The report Brexit: Trade in Food, published yesterday by the parliamentary select committee on the environment, food and rural affairs, warned that the government must start preparing a 'plan B'.
“Although the government’s intention is to agree a comprehensive free trade agreement and customs agreement with the EU, there is no guarantee that this will occur.”
"The government must be prepared for a situation where we trade under WTO rules, and start preparing accordingly," it said. "High tariffs on imports would raise the cost for consumers while removing tariffs could lower the cost for consumers but have a devastating effect on the long-term future of the UK’s agricultural industry,” the report said.
“Such a move could put many UK farmers out of business, which would be detrimental to the rural economy, and render the UK dependent on imported food.”
The sheep, daily and cereal sectors would be hardest hit, as these are the most reliant on exports. Under WTO rules, the tariff for UK to EU exports is over 30% on dairy products, 46% for cheese, 21% for tomatoes and could be as high as 87% for frozen beef.
This would result in an “unappetising hit to weekly food bills”, said chief executive of trade group the British Retail Consortium (BRC) Helen Dickinson.
The committee, which includes members of parliament from four political parties (Conservative, Labour, Democratic Unionist Party and the Scottish National Party), called on the government to publish its Agriculture Bill - which will replace the EU’s Common Agricultural Policy - as soon as possible. Before this, however, the Department of Food, the Environment and Rural Affairs (DEFRA)should conduct a sector-by-sector analysis of the impact of Brexit to inform the Agriculture Bill.
Investment at border posts
“The agricultural industry needs clarity as to the government’s long-term vision and future support,” it said, adding that DEFRA should consider setting up a fund to support the food industry meet “the challenges ahead”.
Meanwhile, investment into “the right IT systems and infrastructure” at border inspection posts was imperative in order to ensure smooth trade. Delays could lead to increased cost and, with perishable goods, food waste.
This was echoed by Dickinson of the BRC. “We’ve been absolutely clear that any friction introduced to the flow of goods, particularly fresh and perishable ones, will lead to spoilage, gaps on shelves and ultimately higher prices for consumers," she said.
Welfare and safety standards
The committee also warned that trade deals should not be made to the detriment of the UK’s reputation for high animal welfare, environmental and food standards.
Michael Gove, Secretary of State for Environment, Food and Rural Affairs told the committee the UK would be "assertive" in defence of its own interests. High welfare standards were not only important to consumers but also to the UK’s international reputation, he said.

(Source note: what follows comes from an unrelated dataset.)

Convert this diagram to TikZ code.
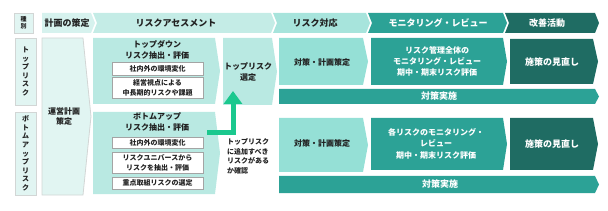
\documentclass[tikz,border=0pt]{standalone}
\usepackage{fontspec}
\setmainfont{Noto Sans CJK JP}
\usetikzlibrary{arrows.meta}
\definecolor{hdA}{HTML}{D6F2EE}
\definecolor{hdB}{HTML}{C4ECE6}
\definecolor{hdC}{HTML}{A7E4DC}
\definecolor{tealM}{HTML}{2CA296}
\definecolor{tealD}{HTML}{1F6C63}
\definecolor{pale}{HTML}{E1F5F2}
\definecolor{lightB}{HTML}{B9E9E2}
\definecolor{midB}{HTML}{95E0D6}
\definecolor{grnA}{HTML}{1BC88E}
\definecolor{edgeL}{HTML}{D2D6D5}
\definecolor{edgeW}{HTML}{A4A4A4}
\definecolor{txtD}{HTML}{222222}
\newcommand\chevR[6]{%
  \path[#1] (#2,#3) -- ({#4-#6},#3) -- (#4,{(#3+#5)/2}) -- ({#4-#6},#5) -- (#2,#5) -- cycle;}
\newcommand\chevN[6]{%
  \path[#1] (#2,#3) -- ({#4-#6},#3) -- (#4,{(#3+#5)/2}) -- ({#4-#6},#5) -- (#2,#5) -- ({#2+#6},{(#3+#5)/2}) -- cycle;}
\tikzset{
  hdtxt/.style={font=\fontsize{9}{11}\selectfont\bfseries, text=txtD, inner sep=0pt},
  hdtxtW/.style={hdtxt, text=white},
  btxt/.style={font=\fontsize{8}{10.5}\selectfont\bfseries, text=txtD, align=center, inner sep=0pt},
  btxtW/.style={btxt, text=white},
  bigW/.style={font=\fontsize{9}{11}\selectfont\bfseries, text=white, align=center, inner sep=0pt},
  stxt/.style={font=\fontsize{7}{10}\selectfont\bfseries, text=txtD, align=center, inner sep=0pt},
  vtxt/.style={font=\fontsize{7}{8.6}\selectfont\bfseries, text=txtD, align=center, inner sep=0pt},
  wbox/.style={fill=white, draw=edgeW, line width=0.8pt},
  lbox/.style={fill=pale, draw=edgeL, line width=0.8pt},
  garrow/.style={draw=grnA, line width=5pt, line cap=butt, line join=miter,
    -{Triangle[length=13pt,width=18pt]}, grnA},
}
\begin{document}
\begin{tikzpicture}[x=1pt,y=-1pt]
\useasboundingbox (0,0) rectangle (608,211);
% ---------- header row ----------
\path[lbox] (14,13) rectangle (33,33);
\node[font=\fontsize{6}{7}\selectfont\bfseries, text=txtD, align=center, inner sep=0pt] (hkind) at (23.5,23) {種\\別};
\chevR{fill=hdA}{42}{13}{95}{33}{4}
\node[hdtxt] (hplan) at (67,23) {計画の策定};
\chevN{fill=hdB}{93}{13}{275}{33}{4}
\node[hdtxt] (hassess) at (176,23) {リスクアセスメント};
\chevN{fill=hdC}{273}{13}{370}{33}{4}
\node[hdtxt] (hresp) at (315,23) {リスク対応};
\chevN{fill=tealM}{368}{13}{507}{33}{4}
\node[hdtxtW] (hmon) at (438,23) {モニタリング・レビュー};
\chevN{fill=tealD}{505}{13}{599}{33}{4}
\node[hdtxtW] (himp) at (547,23) {改善活動};
% ---------- left labels ----------
\path[lbox] (15,38) rectangle (36,105);
\node[vtxt] (ltop) at (25.5,71.5) {ト\\ッ\\プ\\リ\\ス\\ク};
\path[lbox] (15,112) rectangle (36,195);
\node[vtxt] (lbot) at (25.5,153.5) {ボ\\ト\\ム\\ア\\ッ\\プ\\リ\\ス\\ク};
% ---------- plan ----------
\chevR{fill=pale, draw=edgeL, line width=0.8pt}{42}{38}{91}{195}{8}
\node[btxt] (plan) at (64,116.5) {運営計画\\策定};
% ---------- top-down ----------
\chevR{fill=lightB}{93}{38}{220}{104}{5}
\node[btxt] (td) at (157,50) {トップダウン\\リスク抽出・評価};
\path[wbox] (112,62) rectangle (203,75);
\node[stxt] (td1) at (157.5,68.5) {社内外の環境変化};
\path[wbox] (112,77) rectangle (203,98);
\node[stxt] (td2) at (157.5,87.5) {経営視点による\\中長期的リスクや課題};
% ---------- bottom-up ----------
\chevR{fill=lightB}{93}{112}{220}{194}{5}
\node[btxt] (bu) at (157,122) {ボトムアップ\\リスク抽出・評価};
\path[wbox] (112,137) rectangle (203,148);
\node[stxt] (bu1) at (157.5,142.5) {社内外の環境変化};
\path[wbox] (112,152) rectangle (203,173);
\node[stxt] (bu2) at (157.5,162.5) {リスクユニバースから\\リスクを抽出・評価};
\path[wbox] (112,177) rectangle (203,189);
\node[stxt] (bu3) at (157.5,183) {重点取組リスクの選定};
% ---------- top risk selection ----------
\chevR{fill=lightB}{223}{38}{277}{105}{5}
\node[btxt] (sel) at (248,72) {トップリスク\\選定};
\node[font=\fontsize{7}{9.5}\selectfont\bfseries, text=txtD, align=left, anchor=north west, inner sep=0pt] (chk) at (227,138.5) {トップリスク\\に追加すべき\\リスクがある\\か確認};
\coordinate (a0) at (207,132.5);
\coordinate (a1) at (233,91);
\draw[garrow] (a0) -| (a1);
% ---------- response ----------
\chevR{fill=midB}{279}{38}{368}{85}{5}
\node[btxt] (r1) at (322,62) {対策・計画策定};
\chevR{fill=midB}{279}{118}{368}{172}{5}
\node[btxt] (r2) at (322,143) {対策・計画策定};
% ---------- monitoring ----------
\chevR{fill=tealM}{371}{38}{507}{85}{4}
\node[btxtW, font=\fontsize{8}{11}\selectfont\bfseries] (m1) at (437,61.5) {リスク管理全体の\\モニタリング・レビュー\\期中・期末リスク評価};
\chevR{fill=tealM}{371}{118}{507}{170}{4}
\node[btxtW, font=\fontsize{8}{11.5}\selectfont\bfseries] (m2) at (436,143.5) {各リスクのモニタリング・\\レビュー\\期中・期末リスク評価};
% ---------- improvement ----------
\chevR{fill=tealD}{510}{39}{598}{84}{5}
\node[bigW] (i1) at (552,62) {施策の見直し};
\chevR{fill=tealD}{510}{118}{598}{170}{5}
\node[bigW] (i2) at (552,144) {施策の見直し};
% ---------- implementation bars ----------
\chevR{fill=tealM}{279}{89}{599}{104}{4}
\node[bigW] (e1) at (439,96.5) {対策実施};
\chevR{fill=tealM}{279}{176}{599}{193}{4}
\node[bigW] (e2) at (440,184.5) {対策実施};
\end{tikzpicture}
\end{document}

The committee said Brexit was an opportunity for the government to improve on EU country of origin labelling (COOL) rules. Currently, EU rules on meat allow manufacturers to label a product with the country where the last significant production process took place, as opposed to the country where the animal was reared or slaughtered.
The Royal Institute of International Affairs advised the parliamentary committee that this could mean manufacturers use chlorine-washed chicken from the US in a British made chicken pie and label it as ‘Made in the UK.’
Sustain Alliance, a public interest group for responsible food and farming policies, advised the committee to make it mandatory for manufacturers to provide information on production methods for milk and meat, as is already the case for eggs.
The EU’s quality labels, such as protected designation of origin (PDO), added value to British businesses and must be “retained in a similar form after the UK leaves the EU”, the report said.
The government must also ramp up efforts to further develop current third party trade partners and find new ones. Currently, around 10% of the UK’s trade is with countries such as South Korea, South Africa, Peru, Chile and Iceland, for instance. These links could be further developed.
Stakeholders also told committee members that not enough resources were being invested in raising the profile of UK food exports abroad.
The UK’s biggest pork processor Tulip said: “Denmark is a major exporter of pig meat and has 20 people sitting in China. In the UK pig sector, we have one person in China.”
The report said the EU remained “a natural trade partner” for the UK, however, and while it would pursue new market opportunities, these would not replace EU trade.